Instruction
Extract only the first line of the listing and every line after it up to and including the one with "fig.savefig('out.png', dpi=100)". Omit the pictures.

Dataset records
____________________
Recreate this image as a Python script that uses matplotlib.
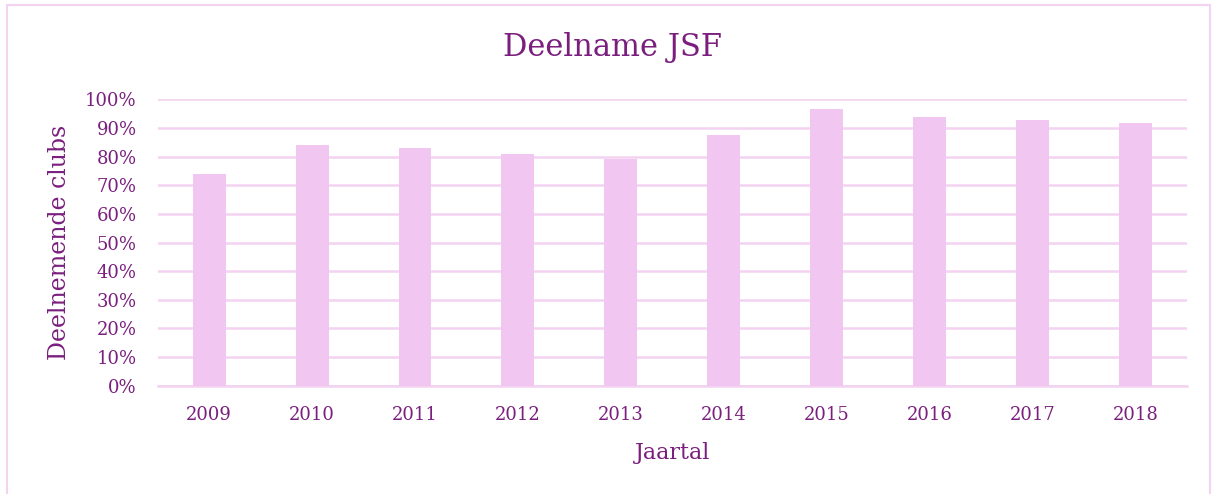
import matplotlib.pyplot as plt
from matplotlib.patches import Rectangle
from matplotlib.ticker import PercentFormatter

jaren = ['2009', '2010', '2011', '2012', '2013', '2014', '2015', '2016', '2017', '2018']
deelname = [0.74, 0.84, 0.83, 0.81, 0.793, 0.875, 0.966, 0.939, 0.929, 0.919]
yticks = [i / 10 for i in range(11)]

paars = '#7a1f7e'
roze = '#f1c6f1'
lijn = '#f3d3f1'

plt.rcParams['font.family'] = ['DejaVu Serif']

fig = plt.figure(figsize=(12.13, 4.94), dpi=100)
ax = fig.add_axes([0.130, 0.2196, 0.8486, 0.579])

x = range(len(jaren))
ax.bar(x, deelname, width=0.32, color=roze, zorder=3)
ax.set_xlim(-0.5, len(jaren) - 0.5)
ax.set_ylim(0, 1)
ax.set_yticks(yticks)
ax.yaxis.set_major_formatter(PercentFormatter(1.0, decimals=0))
ax.set_xticks(list(x))
ax.set_xticklabels(jaren)
ax.grid(axis='y', color=lijn, linewidth=1.8, zorder=0)
for s in ['top', 'right', 'left']:
    ax.spines[s].set_visible(False)
ax.spines['bottom'].set_color(lijn)
ax.spines['bottom'].set_linewidth(1.8)
ax.tick_params(axis='both', length=0, colors=paars, labelsize=13)
ax.tick_params(axis='x', pad=15)
ax.tick_params(axis='y', pad=15)

ax.set_xlabel('Jaartal', color=paars, fontsize=16, labelpad=13)
ax.set_ylabel('Deelnemende clubs', color=paars, fontsize=17, labelpad=10)
fig.text(0.505, 0.903, 'Deelname JSF', color=paars, fontsize=22,
         ha='center', va='center')

fig.patches.append(Rectangle((7 / 1213, -0.01), 1203 / 1213, 0.9995 - 5 / 494 + 0.01,
                             transform=fig.transFigure, fill=False,
                             edgecolor=lijn, linewidth=1.5))

fig.savefig('out.png', dpi=100)
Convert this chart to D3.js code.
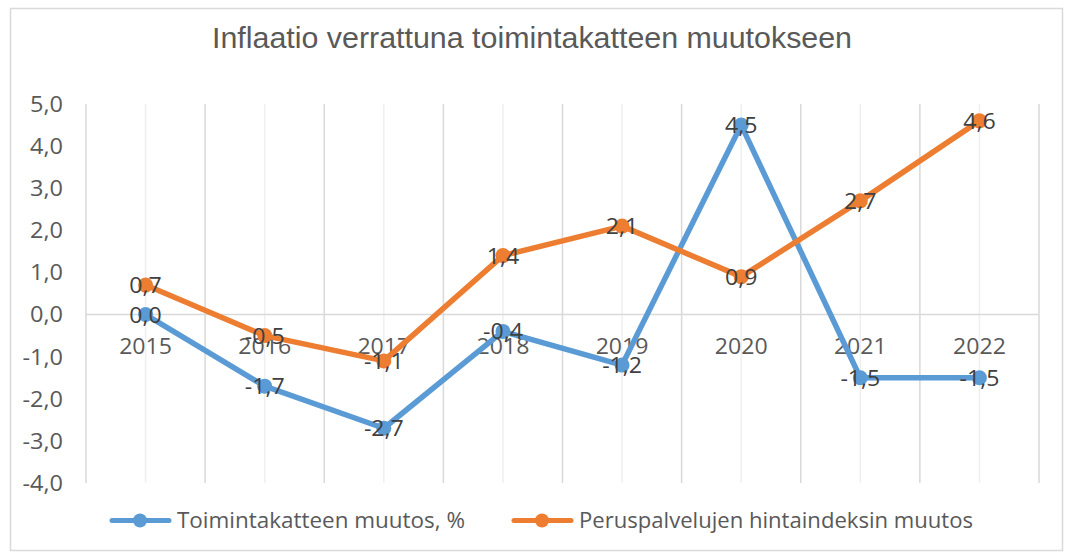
<!DOCTYPE html>
<html><head><meta charset="utf-8">
<script src="https://cdn.jsdelivr.net/npm/d3@7"></script>
<style>
html,body{margin:0;padding:0;background:#fff;}
svg text{font-family:"Open Sans","Liberation Sans",Arial,sans-serif;}
</style></head>
<body><svg id="c" width="1065" height="552"></svg>
<script>
const years = ["2015","2016","2017","2018","2019","2020","2021","2022"];
const toimintakate = [0.0,-1.7,-2.7,-0.4,-1.2,4.5,-1.5,-1.5];
const hintaindeksi = [0.7,-0.5,-1.1,1.4,2.1,0.9,2.7,4.6];
const yTicks = [-4,-3,-2,-1,0,1,2,3,4,5];
const seriesNames = ["Toimintakatteen muutos, %","Peruspalvelujen hintaindeksin muutos"];
const colors = ["#5B9BD5","#ED7D31"];
const title = "Inflaatio verrattuna toimintakatteen muutokseen";

(function(){
const svg = d3.select("#c");
const fmt = v => d3.format(".1f")(v).replace(".",",").replace("−","-");
const stretch = (sel, f) => sel.each(function(){
  const w = this.getComputedTextLength();
  d3.select(this).attr("textLength", w*f).attr("lengthAdjust","spacingAndGlyphs");
});

svg.append("rect").attr("x",10.5).attr("y",8.5).attr("width",1052).attr("height",542)
  .attr("fill","#fff").attr("stroke","#d9d9d9").attr("stroke-width",1.5);

const pL=86, pR=1039, pT=104, pB=483;
const x = d3.scaleBand().domain(years).range([pL,pR]).padding(0);
const y = d3.scaleLinear().domain([-4,5]).range([pB,pT]);
const cx = d => x(d)+x.bandwidth()/2;

const g = svg.append("g");
g.selectAll(".cg").data(years).enter().append("line")
  .attr("x1",cx).attr("x2",cx)
  .attr("y1",pT).attr("y2",pB).attr("stroke","#efefef").attr("stroke-width",1.5);
const bounds = years.map(d=>x(d)).concat([pR]);
g.selectAll(".bg").data(bounds).enter().append("line")
  .attr("x1",d=>d).attr("x2",d=>d).attr("y1",pT).attr("y2",pB)
  .attr("stroke","#d9d9d9").attr("stroke-width",1.5);
g.append("line").attr("x1",pL).attr("x2",pR).attr("y1",y(0)).attr("y2",y(0))
  .attr("stroke","#d9d9d9").attr("stroke-width",1.5);

const yAxis = d3.axisLeft(y).tickValues(yTicks).tickFormat(fmt).tickSize(0).tickPadding(0);
const ya = svg.append("g").attr("transform",`translate(${63},0)`).call(yAxis);
ya.select(".domain").remove();
ya.selectAll("text").attr("font-size",21).attr("fill","#595959")
  .attr("font-family",null).attr("dy","0.35em").call(stretch,1.12);

const xAxis = d3.axisBottom(x).tickSize(0).tickPadding(0);
const xa = svg.append("g").attr("transform",`translate(0,${y(0)})`).call(xAxis);
xa.select(".domain").remove();
xa.selectAll("text").attr("font-size",21).attr("fill","#595959")
  .attr("font-family",null).attr("y",39).attr("dy",null).call(stretch,1.1);

svg.append("text").attr("x",532).attr("y",48).attr("text-anchor","middle")
  .attr("font-size",29).attr("fill","#595959")
  .style("font-family",'"Liberation Sans",Arial,sans-serif')
  .attr("textLength",640).attr("lengthAdjust","spacingAndGlyphs")
  .text(title);

const series = [toimintakate, hintaindeksi];
const line = d3.line().x((d,i)=>cx(years[i])).y(d=>y(d));
series.forEach((s,k)=>{
  svg.append("path").datum(s).attr("d",line).attr("fill","none")
    .attr("stroke",colors[k]).attr("stroke-width",5.5).attr("stroke-linejoin","round");
  svg.selectAll(".m"+k).data(s).enter().append("circle")
    .attr("cx",(d,i)=>cx(years[i])).attr("cy",d=>y(d)).attr("r",7.5)
    .attr("fill",colors[k]);
});
series.forEach((s,k)=>{
  svg.selectAll(".l"+k).data(s).enter().append("text")
    .attr("x",(d,i)=>cx(years[i])).attr("y",d=>y(d)+8)
    .attr("text-anchor","middle").attr("font-size",21).attr("fill","#404040")
    .text(d=>fmt(d)).call(stretch,1.1);
});

const legX = [110, 512];
const legend = svg.append("g");
seriesNames.forEach((n,k)=>{
  const lx = legX[k], ly = 520.5;
  legend.append("line").attr("x1",lx+2).attr("x2",lx+59).attr("y1",ly).attr("y2",ly)
    .attr("stroke",colors[k]).attr("stroke-width",5).attr("stroke-linecap","round");
  legend.append("circle").attr("cx",lx+30).attr("cy",ly).attr("r",7).attr("fill",colors[k]);
  legend.append("text").attr("x",lx+67).attr("y",ly+7.5).attr("font-size",21).attr("fill","#595959")
    .text(n).attr("textLength", k===0 ? 288 : 394).attr("lengthAdjust","spacingAndGlyphs");
});
})();
</script></body></html>
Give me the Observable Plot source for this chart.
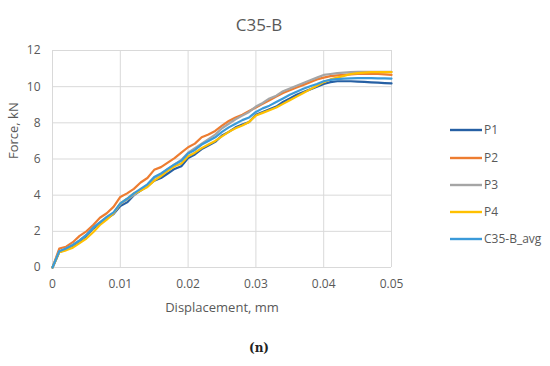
<!DOCTYPE html>
<html><head><meta charset="utf-8">
<script src="https://cdn.jsdelivr.net/npm/d3@7"></script>
<script src="https://cdn.jsdelivr.net/npm/@observablehq/plot@0.6"></script>
<style>body{margin:0;background:#fff;} #c{width:550px;height:366px;}</style>
</head><body><div id="c"></div>
<script>
const displacement = [0,0.001,0.002,0.003,0.004,0.005,0.006,0.007,0.008,0.009,0.010,0.011,0.012,0.013,0.014,0.015,0.016,0.017,0.018,0.019,0.020,0.021,0.022,0.023,0.024,0.025,0.026,0.027,0.028,0.029,0.030,0.031,0.032,0.033,0.034,0.035,0.036,0.037,0.038,0.039,0.040,0.041,0.042,0.043,0.044,0.045,0.046,0.047,0.048,0.049,0.050];
const P1 = [0,0.85,1.0,1.2,1.45,1.75,2.15,2.45,2.7,2.95,3.4,3.6,4.0,4.25,4.5,4.8,4.95,5.2,5.45,5.6,6.05,6.25,6.55,6.75,6.95,7.3,7.5,7.75,7.9,8.05,8.45,8.6,8.75,8.9,9.15,9.35,9.55,9.7,9.85,10.0,10.15,10.25,10.3,10.3,10.3,10.28,10.26,10.24,10.22,10.2,10.18];
const P2 = [0,1.05,1.15,1.4,1.75,2.0,2.35,2.75,3.0,3.35,3.9,4.1,4.35,4.7,4.95,5.4,5.55,5.8,6.05,6.35,6.65,6.85,7.2,7.35,7.55,7.85,8.1,8.3,8.45,8.65,8.85,9.05,9.25,9.45,9.65,9.8,9.95,10.1,10.25,10.4,10.5,10.58,10.62,10.65,10.68,10.7,10.7,10.7,10.7,10.68,10.65];
const P3 = [0,0.9,1.05,1.25,1.5,1.8,2.2,2.5,2.75,3.0,3.5,3.75,4.0,4.3,4.55,4.95,5.15,5.45,5.7,5.95,6.35,6.6,6.85,7.1,7.35,7.7,7.95,8.2,8.4,8.6,8.9,9.1,9.35,9.5,9.75,9.9,10.05,10.2,10.35,10.5,10.65,10.7,10.75,10.78,10.8,10.82,10.82,10.82,10.82,10.82,10.82];
const P4 = [0,0.85,0.95,1.1,1.35,1.6,1.95,2.35,2.65,3.0,3.55,3.8,4.1,4.25,4.45,4.8,5.05,5.35,5.6,5.75,6.15,6.35,6.6,6.8,7.0,7.25,7.5,7.7,7.85,8.05,8.4,8.55,8.7,8.85,9.05,9.25,9.45,9.65,9.85,10.05,10.25,10.4,10.5,10.6,10.7,10.75,10.78,10.8,10.8,10.8,10.8];
const AVG = [0,0.9,1.05,1.25,1.5,1.8,2.2,2.5,2.8,3.05,3.55,3.8,4.1,4.35,4.6,5.0,5.2,5.45,5.7,5.9,6.3,6.5,6.8,7.0,7.2,7.5,7.75,7.95,8.15,8.3,8.6,8.8,8.95,9.15,9.35,9.55,9.72,9.88,10.02,10.15,10.3,10.38,10.42,10.45,10.46,10.47,10.47,10.47,10.46,10.46,10.45];
const seriesNames = ["P1","P2","P3","P4","C35-B_avg"];
const seriesColors = ["#2660A4","#ED7D31","#A5A5A5","#FFC000","#3A9AD9"];
const xTicks = [0,0.01,0.02,0.03,0.04,0.05];
const xTickLabels = ["0","0.01","0.02","0.03","0.04","0.05"];
const yTicks = [0,2,4,6,8,10,12];

const seriesValues = [P1,P2,P3,P4,AVG];
const data = [];
seriesNames.forEach((s,i)=>displacement.forEach((d,j)=>data.push({s, d, f: seriesValues[i][j]})));

const font = "'Open Sans', sans-serif";
const ml = 52, mr = 159, mt = 50, mb = 99, W = 550, H = 366;
const chart = Plot.plot({
  width: W, height: H,
  marginLeft: ml, marginRight: mr, marginTop: mt, marginBottom: mb,
  style: {fontFamily: font, fontSize: "12px", color: "#595959", background: "#fff"},
  x: {domain: [0,0.05], ticks: xTicks, tickFormat: (d,i)=>xTickLabels[i], label: null},
  y: {domain: [0,12], ticks: yTicks, label: null},
  color: {domain: seriesNames, range: seriesColors},
  marks: [
    Plot.gridX(xTicks, {stroke: "#d9d9d9", strokeOpacity: 1, strokeWidth: 1}),
    Plot.gridY(yTicks, {stroke: "#d9d9d9", strokeOpacity: 1, strokeWidth: 1}),
    Plot.axisX(xTicks, {tickSize: 0, tickPadding: 12, fill: "#595959", fontSize: 12, tickFormat: (d,i)=>xTickLabels[i], label: null}),
    Plot.axisY(yTicks, {tickSize: 0, tickPadding: 12, fill: "#595959", fontSize: 12, label: null}),
    Plot.line(data, {x: "d", y: "f", z: "s", stroke: "s", strokeWidth: 2.2, curve: "linear"}),
    Plot.text(["C35-B"], {frameAnchor: "top", dx: 37, dy: -32, fontSize: 17, fill: "#595959"}),
    Plot.text(["Force, kN"], {frameAnchor: "left", dx: -39, rotate: -90, fontSize: 13, fill: "#595959"}),
    Plot.text(["Displacement, mm"], {frameAnchor: "bottom", dy: 44, fontSize: 13, fill: "#595959"}),
    Plot.text(["(n)"], {frameAnchor: "bottom", dx: 37, dy: 84, fontSize: 12, fontWeight: "bold", fontFamily: "'DejaVu Serif', serif", fill: "#222"})
  ]
});
document.getElementById("c").appendChild(chart);

// legend
const svg = d3.select(chart);
const lg = svg.append("g").attr("font-family", font).attr("font-size", 12).attr("text-anchor", "start");
const rowY = [130,158,185,212,239];
seriesNames.forEach((s,i)=>{
  lg.append("line").attr("x1",450).attr("x2",482).attr("y1",rowY[i]).attr("y2",rowY[i])
    .attr("stroke",seriesColors[i]).attr("stroke-width",2.4);
  lg.append("text").attr("x",484).attr("y",rowY[i]).attr("dy","0.35em").attr("text-anchor","start").attr("fill","#595959").text(s);
});
</script></body></html>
____________________
Finished answer
Recreate this image as a Python script that uses matplotlib.
import matplotlib.pyplot as plt
from matplotlib.patches import Rectangle
from matplotlib.ticker import PercentFormatter

jaren = ['2009', '2010', '2011', '2012', '2013', '2014', '2015', '2016', '2017', '2018']
deelname = [0.74, 0.84, 0.83, 0.81, 0.793, 0.875, 0.966, 0.939, 0.929, 0.919]
yticks = [i / 10 for i in range(11)]

paars = '#7a1f7e'
roze = '#f1c6f1'
lijn = '#f3d3f1'

plt.rcParams['font.family'] = ['DejaVu Serif']

fig = plt.figure(figsize=(12.13, 4.94), dpi=100)
ax = fig.add_axes([0.130, 0.2196, 0.8486, 0.579])

x = range(len(jaren))
ax.bar(x, deelname, width=0.32, color=roze, zorder=3)
ax.set_xlim(-0.5, len(jaren) - 0.5)
ax.set_ylim(0, 1)
ax.set_yticks(yticks)
ax.yaxis.set_major_formatter(PercentFormatter(1.0, decimals=0))
ax.set_xticks(list(x))
ax.set_xticklabels(jaren)
ax.grid(axis='y', color=lijn, linewidth=1.8, zorder=0)
for s in ['top', 'right', 'left']:
    ax.spines[s].set_visible(False)
ax.spines['bottom'].set_color(lijn)
ax.spines['bottom'].set_linewidth(1.8)
ax.tick_params(axis='both', length=0, colors=paars, labelsize=13)
ax.tick_params(axis='x', pad=15)
ax.tick_params(axis='y', pad=15)

ax.set_xlabel('Jaartal', color=paars, fontsize=16, labelpad=13)
ax.set_ylabel('Deelnemende clubs', color=paars, fontsize=17, labelpad=10)
fig.text(0.505, 0.903, 'Deelname JSF', color=paars, fontsize=22,
         ha='center', va='center')

fig.patches.append(Rectangle((7 / 1213, -0.01), 1203 / 1213, 0.9995 - 5 / 494 + 0.01,
                             transform=fig.transFigure, fill=False,
                             edgecolor=lijn, linewidth=1.5))

fig.savefig('out.png', dpi=100)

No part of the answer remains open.